The paravirtual SCSI controller and the blue screen of death

For driver reasons, the default disk controller in VMware guests is an emulated LSI card. However, once you install VMware Tools in Windows (and immediately after installing the OS in most modern Linux distributions), it’s possible to slightly lower the overhead for disk operations by switching to the paravirtual SCSI controller (“pvscsi”).

I’m all for lower overhead, so my server templates are already converted to use the more efficient controller, but I still have quite a lot of older Windows servers that still run the LSI controller, so I’ve made it a habit to switch controllers when I have them down for manual maintenance. There is a perfectly good way of switching Windows system drives to a pvscsi controller in VMware, and it’s well documented, so up until a couple of days ago, I’ve never encountered any issues.

However when I tried to do the switch on a domain controller the other day, it refused to boot – it just came up in a blue screen of death during the boot process. Naturally, I have backups, so that wasn’t much of an issue – thanks to Veeam it was all of three minutes to have the machine back in its previous configuration. The issue kept bugging me, though, so the next day I restored a copy of the machine in a closed off lab environment to experiment a little.

What I noticed was that restoring the LSI controller and running a “Last known good configuration” from the Windows boot menu returned the computer to working order.

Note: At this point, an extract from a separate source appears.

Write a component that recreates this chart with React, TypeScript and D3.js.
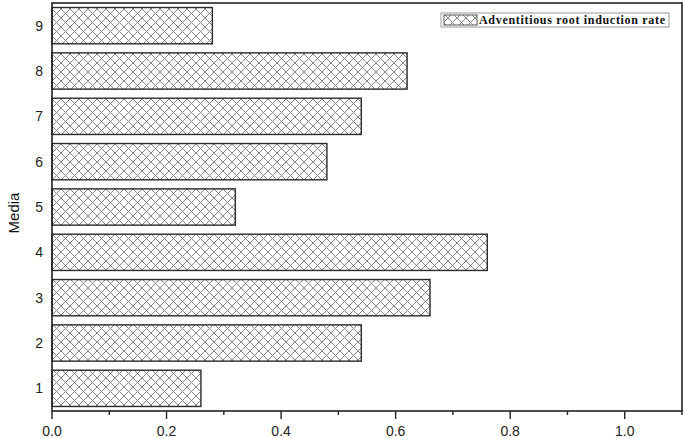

Also, the fact that I got as far as a blue screen of death meant Windows actually saw the system drive through the pvscsi controller. Booting into a command prompt through the rescue environment did not help: In diskpart only the system drive was visible. Booting into Safe mode through the Windows boot menu resulted in the same blue screen. But when I tried booting into Directory services recovery mode, everything fell into place. The DSRM is essentially safe mode but with the addition of not loading Active Directory. Note that this means you need to dig out the DSRM password you created when promoting the server into an AD controller. Since Windows booted with no issues into the DSRM environment, what had happened became obvious to me:

I use a secondary drive for storing AD data. When you move the system drive to a pvscsi controller, a quirk of Windows is that all other drives are taken offline until you manually take them online. So when the Active Directory services started and couldn’t find their data locally, one of them crashed horribly, taking the entire computer down with it. Getting the computer to run properly with a pvscsi driver was simply a matter of onlining the data drive from DRSM.

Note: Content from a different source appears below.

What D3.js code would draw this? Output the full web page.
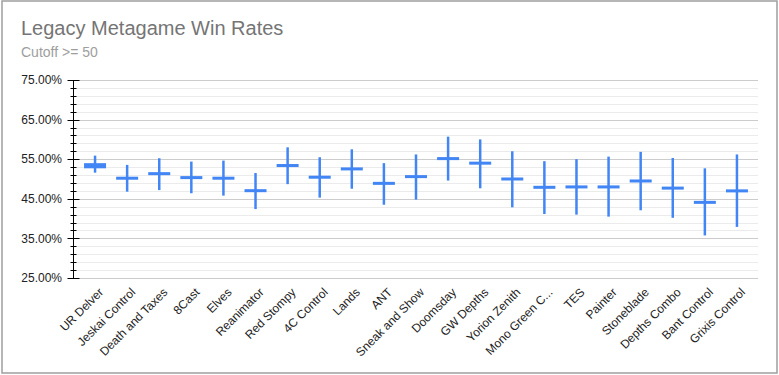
<!DOCTYPE html>
<html>
<head>
<meta charset="utf-8">
<script src="https://cdn.jsdelivr.net/npm/d3@7"></script>
<style>
  html, body { margin: 0; padding: 0; background: #fff; }
  svg { display: block; font-family: Arial, "Liberation Sans", sans-serif; }
</style>
</head>
<body>
<svg id="chart" width="779" height="375"></svg>
<script>
const categories = ["UR Delver", "Jeskai Control", "Death and Taxes", "8Cast", "Elves", "Reanimator", "Red Stompy", "4C Control", "Lands", "ANT", "Sneak and Show", "Doomsday", "GW Depths", "Yorion Zenith", "Mono Green C...", "TES", "Painter", "Stoneblade", "Depths Combo", "Bant Control", "Grixis Control"];
const lowValues   = [51.6, 46.8, 47.2, 46.4, 45.8, 42.4, 48.7, 45.3, 47.55, 43.5, 44.8, 49.6, 47.65, 42.85, 41.15, 41.0, 40.5, 42.1, 40.2, 35.75, 37.9];
const openValues  = [52.7, 50.2, 51.35, 50.35, 50.2, 47.05, 53.4, 50.45, 52.55, 48.9, 50.6, 55.15, 54.0, 50.0, 47.9, 48.0, 48.0, 49.5, 47.7, 44.1, 47.0];
const closeValues = [54.0, 50.2, 51.35, 50.35, 50.2, 47.05, 53.4, 50.45, 52.55, 48.9, 50.6, 55.15, 54.0, 50.0, 47.9, 48.0, 48.0, 49.5, 47.7, 44.1, 47.0];
const highValues  = [55.9, 53.56, 55.25, 54.4, 54.65, 51.5, 58.0, 55.5, 57.5, 54.0, 56.2, 60.7, 60.0, 57.0, 54.5, 55.0, 55.65, 56.85, 55.3, 52.7, 56.2];
const majorTicks = [25, 35, 45, 55, 65, 75];
const title = "Legacy Metagame Win Rates";
const subtitle = "Cutoff >= 50";

const svg = d3.select("#chart");
const blue = "#4285f4";

// outer frame
svg.append("rect").attr("x", 2).attr("y", 1).attr("width", 775).attr("height", 372)
  .attr("fill", "#fff").attr("stroke", "#9e9e9e").attr("stroke-width", 1.5);

svg.append("text").attr("x", 21).attr("y", 35).attr("font-size", 20).attr("fill", "#757575").text(title);
svg.append("text").attr("x", 21).attr("y", 57).attr("font-size", 14).attr("fill", "#9e9e9e").text(subtitle);

const plotLeft = 74, plotRight = 758;
const y = d3.scaleLinear().domain([25, 75]).range([278, 80]);
const x = d3.scaleBand().domain(categories).range([79, 753]);

const minorTicks = d3.range(25, 75.001, 2).filter(v => !majorTicks.includes(v));

// gridlines
svg.append("g").selectAll("line").data(minorTicks).join("line")
  .attr("x1", plotLeft).attr("x2", plotRight)
  .attr("y1", d => Math.round(y(d)) + 0.5).attr("y2", d => Math.round(y(d)) + 0.5)
  .attr("stroke", "#ebebeb");
svg.append("g").selectAll("line").data(majorTicks).join("line")
  .attr("x1", plotLeft).attr("x2", plotRight)
  .attr("y1", d => Math.round(y(d)) + 0.5).attr("y2", d => Math.round(y(d)) + 0.5)
  .attr("stroke", "#cccccc");

// y axis
const axisX = plotLeft - 0.5;
svg.append("line").attr("x1", axisX).attr("x2", axisX).attr("y1", y(75)).attr("y2", y(25) + 1)
  .attr("stroke", "#000");
svg.append("g").selectAll("line").data(minorTicks).join("line")
  .attr("x1", axisX - 3).attr("x2", axisX + 3)
  .attr("y1", d => Math.round(y(d)) + 0.5).attr("y2", d => Math.round(y(d)) + 0.5)
  .attr("stroke", "#000");
svg.append("g").selectAll("line").data(majorTicks).join("line")
  .attr("x1", axisX - 6).attr("x2", axisX + 6)
  .attr("y1", d => Math.round(y(d)) + 0.5).attr("y2", d => Math.round(y(d)) + 0.5)
  .attr("stroke", "#000");
svg.append("g").selectAll("text").data(majorTicks).join("text")
  .attr("x", 62).attr("y", d => y(d)).attr("dy", "0.35em")
  .attr("text-anchor", "end").attr("font-size", 12).attr("fill", "#222")
  .text(d => d3.format(".2f")(d) + "%");

// x labels
svg.append("g").selectAll("text").data(categories).join("text")
  .attr("transform", d => `translate(${x(d) + x.bandwidth() / 2 + 6},290) rotate(-45)`)
  .attr("dy", "0.35em").attr("text-anchor", "end").attr("font-size", 12).attr("fill", "#222")
  .text(d => d);

// candles
const data = categories.map((c, i) => ({ c, low: lowValues[i], open: openValues[i], close: closeValues[i], high: highValues[i] }));
const g = svg.append("g");
g.selectAll("line.wick").data(data).join("line").attr("class", "wick")
  .attr("x1", d => x(d.c) + x.bandwidth() / 2).attr("x2", d => x(d.c) + x.bandwidth() / 2)
  .attr("y1", d => y(d.high)).attr("y2", d => y(d.low))
  .attr("stroke", blue).attr("stroke-width", 2.5);
const boxW = 22;
g.selectAll("rect.box").data(data).join("rect").attr("class", "box")
  .attr("x", d => x(d.c) + x.bandwidth() / 2 - boxW / 2)
  .attr("width", boxW)
  .attr("y", d => {
    const h = Math.abs(y(d.open) - y(d.close));
    const top = Math.min(y(d.open), y(d.close));
    return h < 3 ? (y(d.open) + y(d.close)) / 2 - 1.5 : top;
  })
  .attr("height", d => Math.max(3, Math.abs(y(d.open) - y(d.close))))
  .attr("fill", blue);
</script>
</body>
</html>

In conclusion: It’s possible to upgrade a Windows domain controller from the default emulated LSI scsi controller to the paravirtual scsi controller even if you have the AD data on a secondary volume. The steps are as follows:

  • Make a backup. Seriously. Always do this.
  • Add a SCSI controller from the vSphere web client and make sure its type is “Paravirtual SCSI”.
  • Look in the Windows device manager and confirm that the driver has loaded.
  • Shut down the server and change the type of the primary SCSI controller to pvscsi. The second controller can be removed, or the secondary vdisk can be given a SCSI ID that puts it on the secondary controller – likely (1:0).
  • Start the DC and be quick on the F8 button to show the Windows boot menu.
  • Select the Directory Services Recovery Mode option and press Enter.
  • After the computer has booted, log in with the DSRM password for the server.
  • In Server manager select the local server, select Disk and File management, and set the secondary drive Online.
  • Reboot the server into normal operation.